= 1967 Sierra Leonean general election =

General elections were held in Sierra Leone on 17 March 1967. They were won by the opposition All People's Congress, marking the first time that a ruling party had lost an election in sub-Saharan Africa (excluding white-ruled South Africa and Southern Rhodesia). However, the APC was overthrown in a military coup hours after taking power. The party was later restored to office after a counter-coup the following year and established a long-standing dictatorship.

==Background==
Although the Sierra Leone People's Party had won the previous elections in 1962, it had become increasingly unpopular, in part due to Albert Margai's unsuccessful attempts to convert the country into a one-party state, accusations of corruption, and an attempt to prevent opposition parties running against him and three other SLPP candidates.

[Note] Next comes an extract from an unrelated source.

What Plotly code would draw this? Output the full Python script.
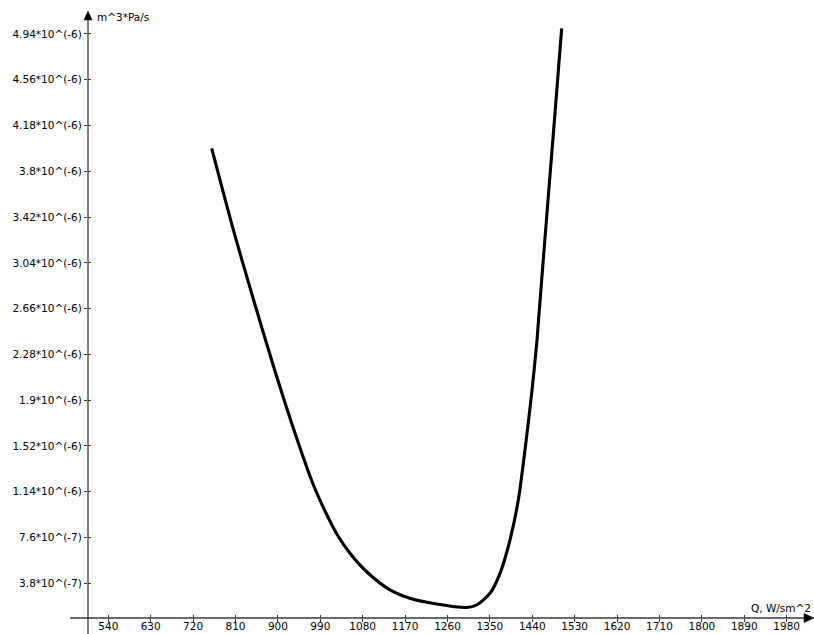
import plotly.graph_objects as go

# Data (x: Q, W/sm^2 ; y: m^3*Pa/s)
q_values = [759.5, 805, 847.8, 890, 936, 975, 1000, 1025, 1053, 1088.5, 1138,
            1180, 1237, 1301, 1322, 1350.2, 1371.5, 1392.7, 1410.3, 1424.5,
            1438.7, 1449.4, 1453.8, 1464.4, 1475.7, 1485.9, 1495.4, 1502.4]
flow_e6 = [3.99, 3.32, 2.74, 2.19, 1.63, 1.20, 0.98, 0.79, 0.63, 0.476, 0.325,
           0.256, 0.208, 0.179, 0.200, 0.297, 0.463, 0.740, 1.072, 1.487,
           1.957, 2.372, 2.593, 3.119, 3.672, 4.170, 4.641, 4.987]
flow = [v * 1e-6 for v in flow_e6]

x_tickvals = [540, 630, 720, 810, 900, 990, 1080, 1170, 1260, 1350, 1440, 1530,
              1620, 1710, 1800, 1890, 1980]
y_tickvals = [3.8e-7, 7.6e-7, 1.14e-6, 1.52e-6, 1.9e-6, 2.28e-6, 2.66e-6,
              3.04e-6, 3.42e-6, 3.8e-6, 4.18e-6, 4.56e-6, 4.94e-6]
y_ticktext = ["3.8*10^(-7)", "7.6*10^(-7)", "1.14*10^(-6)", "1.52*10^(-6)",
              "1.9*10^(-6)", "2.28*10^(-6)", "2.66*10^(-6)", "3.04*10^(-6)",
              "3.42*10^(-6)", "3.8*10^(-6)", "4.18*10^(-6)", "4.56*10^(-6)",
              "4.94*10^(-6)"]

W, H = 814, 634
ml, mr, mt, mb = 88, 0, 12, 16
pw, ph = W - ml - mr, H - mt - mb
x_range = [496.9, 2038]
y_range = [0.0921e-6, 5.1223e-6]
axis_color = "#3a3a3a"
font = dict(family="DejaVu Sans, Arial, sans-serif", size=10.5, color="#000")

fig = go.Figure()
fig.add_trace(go.Scatter(x=q_values, y=flow, mode="lines",
                         line=dict(color="#000", width=3.1, shape="spline", smoothing=0.8),
                         hoverinfo="skip", showlegend=False))
# dummy traces for overlay axes (tick marks crossing the axis)
fig.add_trace(go.Scatter(x=[None], y=[None], xaxis="x2", yaxis="y2", showlegend=False))
fig.add_trace(go.Scatter(x=[None], y=[None], xaxis="x3", yaxis="y2", showlegend=False))


def px_x(p):
    return (p - ml) / pw


def px_y(p):
    return (H - mb - p) / ph


shapes = [
    dict(type="line", xref="paper", yref="paper", x0=px_x(70), x1=px_x(806),
         y0=0, y1=0, line=dict(color=axis_color, width=1.3)),
    dict(type="line", xref="paper", yref="paper", x0=0, x1=0,
         y0=px_y(634), y1=px_y(20), line=dict(color=axis_color, width=1.3)),
    dict(type="path", xref="paper", yref="paper",
         path=f"M {px_x(814)} 0 L {px_x(804)} {4.5/ph} L {px_x(804)} {-4.5/ph} Z",
         fillcolor="#000", line=dict(color="#000", width=0.5)),
    dict(type="path", xref="paper", yref="paper",
         path=f"M 0 {px_y(11)} L {4/pw} {px_y(20)} L {-4/pw} {px_y(20)} Z",
         fillcolor="#000", line=dict(color="#000", width=0.5)),
]

annotations = [
    dict(text="m^3*Pa/s", xref="paper", yref="paper", x=px_x(95), y=px_y(17),
         xanchor="left", yanchor="middle", showarrow=False, font=font),
    dict(text="Q, W/sm^2", xref="paper", yref="paper", x=px_x(813), y=px_y(608),
         xanchor="right", yanchor="middle", showarrow=False, font=font),
]

fig.update_layout(
    width=W, height=H,
    margin=dict(l=ml, r=mr, t=mt, b=mb, autoexpand=False),
    paper_bgcolor="white", plot_bgcolor="white",
    font=font,
    shapes=shapes, annotations=annotations,
    xaxis=dict(range=x_range, tickvals=x_tickvals, ticks="",
               showgrid=False, zeroline=False, showline=False,
               tickfont=font, automargin=False, fixedrange=True),
    yaxis=dict(range=y_range, tickvals=y_tickvals, ticktext=y_ticktext,
               ticks="outside", ticklen=3, tickcolor=axis_color, showgrid=False,
               zeroline=False, showline=False, tickfont=font, automargin=False,
               fixedrange=True),
    xaxis2=dict(range=x_range, tickvals=x_tickvals, ticks="inside", ticklen=3,
                tickcolor=axis_color, showticklabels=False, showgrid=False,
                zeroline=False, overlaying="x", anchor="y", side="bottom",
                fixedrange=True),
    xaxis3=dict(range=x_range, tickvals=x_tickvals, ticks="outside", ticklen=3,
                tickcolor=axis_color, showticklabels=False, showgrid=False,
                zeroline=False, overlaying="x", anchor="y", side="bottom",
                fixedrange=True),
    yaxis2=dict(range=y_range, tickvals=y_tickvals, ticks="inside", ticklen=3,
                tickcolor=axis_color, showticklabels=False, showgrid=False,
                zeroline=False, overlaying="y", anchor="x", side="left",
                fixedrange=True),
)

fig.write_html("out.html", config={"displayModeBar": False},
               post_script="document.body.style.margin='0px';document.body.style.overflow='hidden';")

There was also an ethnic dimension to the elections; the SLPP tended to be supported by the Mende, Sherbro and Fula, whilst the APC was more popular amongst the Temne, Susu, Loko, Mandinka and Creoles. Antagonism towards the SLPP had grown due to the Margai's promotion of several Mendes to prominent positions with the country's civil service and the fact that the group were beginning to dominate the country's army.

==Results==

| Party |  | Votes | % | Seats | +/– |
|  | All People's Congress | 279,715 | 44.92 | 32 | +16 |
|  | Sierra Leone People's Party | 230,999 | 37.10 | 28 | 0 |
|  | Independents | 111,936 | 17.98 | 6 | –8 |
| Paramount chiefs |  |  |  | 12 | 0 |
| Total |  | 622,650 | 100.00 | 78 | +4 |
Source: Nohlen et al.

==Aftermath==
Governor-General Henry Josiah Lightfoot Boston swore in APC leader Siaka Stevens as the country's new Prime Minister on 21 March. Hours later, Stevens was overthrown in a coup led by David Lansana. The army put both Stevens and Boston under house arrest on the grounds that any change of government should have awaited the election of the tribal representatives to the House of Representatives. Lansana was then removed from power on 23 March by a group led Andrew Juxon-Smith which named themselves the National Reformation Council. They suspended the constitution and placed Margai under arrest.

On 18 April 1968 a "sergeants' revolt" was carried out by the Anti-Corruption Revolutionary Movement led by John Amadu Bangura. NRC members were imprisoned, and other army and police officers deposed. Stevens was allowed to assume the office of Prime Minister under the restored constitution.